Faster variational quantum algorithms with quantum kernel-based surrogate models

We present a new optimization method for small-to-intermediate scale variational algorithms on noisy near-term quantum processors which uses a Gaussian process surrogate model equipped with a classically-evaluated quantum kernel. Variational algorithms are typically optimized using gradient-based approaches however these are difficult to implement on current noisy devices, requiring large numbers of objective function evaluations. Our scheme shifts this computational burden onto the classical optimizer component of these hybrid algorithms, greatly reducing the number of queries to the quantum processor. We focus on the variational quantum eigensolver (VQE) algorithm and demonstrate numerically that such surrogate models are particularly well suited to the algorithm's objective function.
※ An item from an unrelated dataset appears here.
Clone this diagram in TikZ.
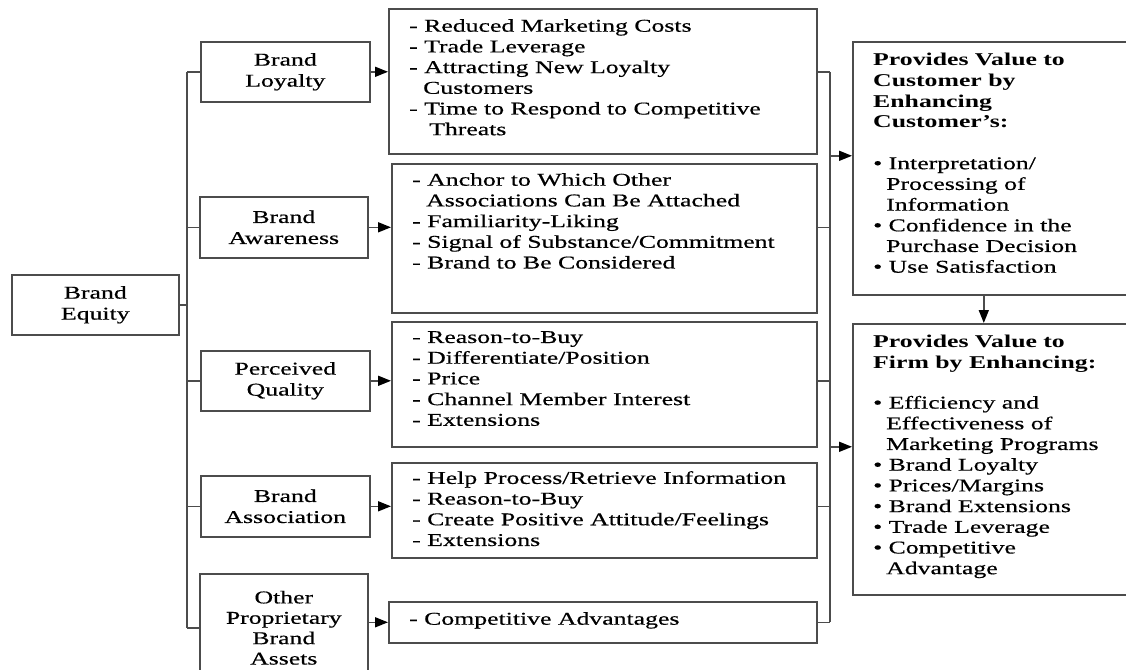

Next, we apply these models to both noiseless and noisy VQE simulations and show that they exhibit better performance than widely-used classical kernels in terms of final accuracy and convergence speed. Compared to the typically-used stochastic gradient-descent approach for VQAs, our quantum kernel-based approach is found to consistently achieve significantly higher accuracy while requiring less than an order of magnitude fewer quantum circuit evaluations. We analyse the performance of the quantum kernel-based models in terms of the kernels' induced feature spaces and explicitly construct their feature maps. Finally, we describe a scheme for approximating the best-performing quantum kernel using a classically-efficient tensor network representation of its input state and so provide a pathway for scaling these methods to larger systems.